(This is an unedited version of my Sunday Business Post Column from yesterday).
Nothing is ever learned for long.
It has been denied so strenuously by all and sundry so we can take it as read the collective wage bargaining arrangement known as social partnership is back as part of a new national social and economic dialogue process. The influence of the Juncker Commission in reviving the process at the European level is important to note, but we need to see the details of this process as it will work in the Irish context. Will it be a forum for constructive dialogue, a talking shop, or a veneer for collective wage agreements of old?
We are told social dialogue will have fewer closed door meetings and more Oireachtas oversight, but we are also told the talking will recommence forthwith. It’s hard to make out what’s happening. It does feel oddly like a return to the social partnership era. Next thing we’ll have pin stripe suited wavy haired bankers on the radio wailing about excessive regulation and a return to property as the only thing anybody in the country wants to talk about.
Talking is fine, and it is important that everyone’s views are listened to. A forum where policies can be discussed, debated, and agreed over is vital. We’ve had a government by four people in the economic management council for too long. What is not welcome is the re-creation of an insider culture that fostered too much cooperation with the pro-business view of the world that profits should be private while losses are for the public. Social partnership boiled to down to a deal: A quelling of industrial disputes in exchange for real wage increases.
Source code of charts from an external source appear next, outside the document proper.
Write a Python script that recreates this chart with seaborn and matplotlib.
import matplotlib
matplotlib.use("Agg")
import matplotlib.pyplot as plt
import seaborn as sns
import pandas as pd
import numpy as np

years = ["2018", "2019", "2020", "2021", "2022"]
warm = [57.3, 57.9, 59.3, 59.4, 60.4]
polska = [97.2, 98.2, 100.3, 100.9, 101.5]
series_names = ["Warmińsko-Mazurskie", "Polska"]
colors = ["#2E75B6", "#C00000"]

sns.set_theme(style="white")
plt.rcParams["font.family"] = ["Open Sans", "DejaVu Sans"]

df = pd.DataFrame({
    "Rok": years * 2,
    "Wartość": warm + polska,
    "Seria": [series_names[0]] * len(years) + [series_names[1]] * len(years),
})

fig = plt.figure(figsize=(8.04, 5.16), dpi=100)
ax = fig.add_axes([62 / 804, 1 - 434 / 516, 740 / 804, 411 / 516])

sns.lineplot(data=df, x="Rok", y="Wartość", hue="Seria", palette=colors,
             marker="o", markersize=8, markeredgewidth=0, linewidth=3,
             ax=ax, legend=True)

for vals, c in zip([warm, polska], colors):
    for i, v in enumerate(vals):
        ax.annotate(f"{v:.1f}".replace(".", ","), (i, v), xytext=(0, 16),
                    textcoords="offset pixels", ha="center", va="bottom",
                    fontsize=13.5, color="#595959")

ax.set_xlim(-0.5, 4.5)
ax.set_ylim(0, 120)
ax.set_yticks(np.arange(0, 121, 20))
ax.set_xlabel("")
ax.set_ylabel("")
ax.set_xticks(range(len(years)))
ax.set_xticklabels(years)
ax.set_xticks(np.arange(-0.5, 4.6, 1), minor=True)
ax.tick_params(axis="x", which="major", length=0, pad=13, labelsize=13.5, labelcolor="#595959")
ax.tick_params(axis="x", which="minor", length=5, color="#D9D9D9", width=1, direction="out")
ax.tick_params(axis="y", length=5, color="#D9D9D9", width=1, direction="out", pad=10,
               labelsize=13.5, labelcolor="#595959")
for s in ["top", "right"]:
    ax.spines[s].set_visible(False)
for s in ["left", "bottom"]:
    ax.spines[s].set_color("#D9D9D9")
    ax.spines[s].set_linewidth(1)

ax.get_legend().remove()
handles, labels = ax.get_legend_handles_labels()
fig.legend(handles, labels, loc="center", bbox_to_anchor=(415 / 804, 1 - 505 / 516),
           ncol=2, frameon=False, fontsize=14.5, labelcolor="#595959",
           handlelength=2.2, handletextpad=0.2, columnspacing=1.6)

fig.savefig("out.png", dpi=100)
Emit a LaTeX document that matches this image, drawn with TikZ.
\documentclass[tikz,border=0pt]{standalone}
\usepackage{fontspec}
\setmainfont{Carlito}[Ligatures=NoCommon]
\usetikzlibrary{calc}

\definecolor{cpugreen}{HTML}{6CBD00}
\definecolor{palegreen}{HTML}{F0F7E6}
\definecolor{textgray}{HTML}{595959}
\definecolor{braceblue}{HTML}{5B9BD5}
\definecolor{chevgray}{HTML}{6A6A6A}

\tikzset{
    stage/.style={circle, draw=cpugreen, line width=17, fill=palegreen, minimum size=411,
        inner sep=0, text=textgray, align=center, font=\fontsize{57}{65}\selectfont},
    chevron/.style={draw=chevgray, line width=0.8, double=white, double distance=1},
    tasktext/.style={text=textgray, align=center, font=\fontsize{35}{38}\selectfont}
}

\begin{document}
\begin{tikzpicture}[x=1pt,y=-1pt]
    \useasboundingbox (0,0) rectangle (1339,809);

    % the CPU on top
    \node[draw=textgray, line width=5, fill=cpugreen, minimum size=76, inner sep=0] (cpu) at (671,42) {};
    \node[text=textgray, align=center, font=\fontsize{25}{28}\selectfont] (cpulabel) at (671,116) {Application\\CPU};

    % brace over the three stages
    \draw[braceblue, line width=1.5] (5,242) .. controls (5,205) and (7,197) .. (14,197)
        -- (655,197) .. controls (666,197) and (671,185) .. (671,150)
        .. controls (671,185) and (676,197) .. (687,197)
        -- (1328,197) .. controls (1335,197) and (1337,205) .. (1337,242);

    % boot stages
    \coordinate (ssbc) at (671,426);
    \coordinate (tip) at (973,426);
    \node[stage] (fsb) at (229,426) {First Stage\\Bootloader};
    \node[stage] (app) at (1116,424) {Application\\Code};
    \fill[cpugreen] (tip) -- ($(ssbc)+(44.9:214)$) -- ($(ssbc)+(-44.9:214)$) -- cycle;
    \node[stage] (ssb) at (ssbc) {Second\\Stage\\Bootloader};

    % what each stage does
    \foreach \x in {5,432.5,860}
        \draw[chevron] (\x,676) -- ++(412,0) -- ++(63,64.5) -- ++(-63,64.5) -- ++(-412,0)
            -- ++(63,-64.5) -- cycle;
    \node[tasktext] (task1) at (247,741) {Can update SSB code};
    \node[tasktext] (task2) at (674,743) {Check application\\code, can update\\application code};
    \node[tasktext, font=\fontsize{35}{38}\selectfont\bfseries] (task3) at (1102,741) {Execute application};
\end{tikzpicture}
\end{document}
Let’s hope we don’t see the deal struck in the same way.
We know one of the drivers of the crisis was an excessive concentration of political and economic actors within a golden circle. None of the echoes within the chamber contained warnings of any crisis. Former leaders can say, perhaps with some legitimacy, that no one told them. Maybe they didn’t.
A bit of history. National wage agreements were re-introduced in Ireland in January 1988 and, while there is debate or controversy on the issue, were widely credited as being a significant factor underlining the economic prosperity of the 1990’s. By 2007, there had been seven successive agreements spanning a twenty-one year period. From 1988 to 2007 when the wheels fell off the bus, in nominal terms private sector wages went up 206%, public sector wages went up 214% excluding benchmarking and 234% including benchmarking.
In September 2008 a new 21 month pay award was agreed but, following an eleven month pay freeze, the government rescinded on paying the first 3.5% pay instalment and this ended the partnership process. Many sectors benefitted from the process, but competitiveness internationally suffered. In 2008, Irish unit labour costs were 112.5% of the Eurozone average and by 2013 this had fallen to 101%.
Fundamentally, social partnership lost its legitimacy for me, when, in a last gasp and, as the crisis in the state was becoming more visible, unaffordable pay and conditions awards were made to a public sector which could not be justified. The process should have stopped us losing the run of ourselves if it was to mean anything. But it didn’t.
Then Taoiseach Brian Cowen made the choice to keep the system as it was, while Finance Minister Brian Lenihan was staunchly opposed. The pain in restructuring the public sector, and the ongoing reform efffort described by the Secretary General of the Department of Public Expenditure and Reform, Robert Watt, in this paper last week, would have been lessened if the mid-crisis partnership talks were abandoned before they could get started. The hardest thing in politics is to take something back when people expect to receive it.
I should stress mone of the actors in the forum are to be blamed in this. Unions should advocate for their members interests, social interest groups for their members’ interests, and the government must seek every chance for stability and eventual re-election. The forum and its design is to blame. The mistake was to allow it in the first place.
|Av. Weekly Earnings
|Av. Weekly Earnings
|1988 (Q1)||2007 (Q2)||% change|
|1||Public sector (Excluding Health)||334.7||926.64||176.9|
|3||Building and Construction||235.4||800.05||239.9|
|4||Distribution and Business Services||NA||708.47||NA|
|6||Public sector pay award (including benchmarking)||100||234.0||134.0|
|7||Public sector pay award (excluding benchmarking)||100||214.1||114.1|
|8||Private sector pay award||100||206.7||106.7|
The Taoiseach insists the members of the forum won’t “lose the run of (themselves)” when thinking about pay increases. But his insistence is underscored by the failure of the benchmarking process to adjust downwards precisely when it was required to do so. We needed the Haddington Road agreement and its predecessor because social partnership failed.
Combined with what Regling and Watson in their report on the banking crisis describe as excessive groupthink, the excessive concentration of insiders ensured represented by the structure of social partnership meant that naysayers, whistleblowers, and those external to the system who issued warnings were either derided, or ignored. In a recent paper Elaine Byrne (of this parish) computed the relational distance between key political and economic actors in Ireland and showed that it was much closer pre-crisis than post-crisis. The progressive think tank TASC mapped the network of bank and state boards, showing a very large overlap. Unfortunately a followup study has not been attempted.
The ‘insider/outsider’ dynamic acted to shield important economic actors from criticism during the ‘buildup’ phase of the crisis. It is crucial any return to a coordinated approach to pay and taxation ditch the echo chamber all together.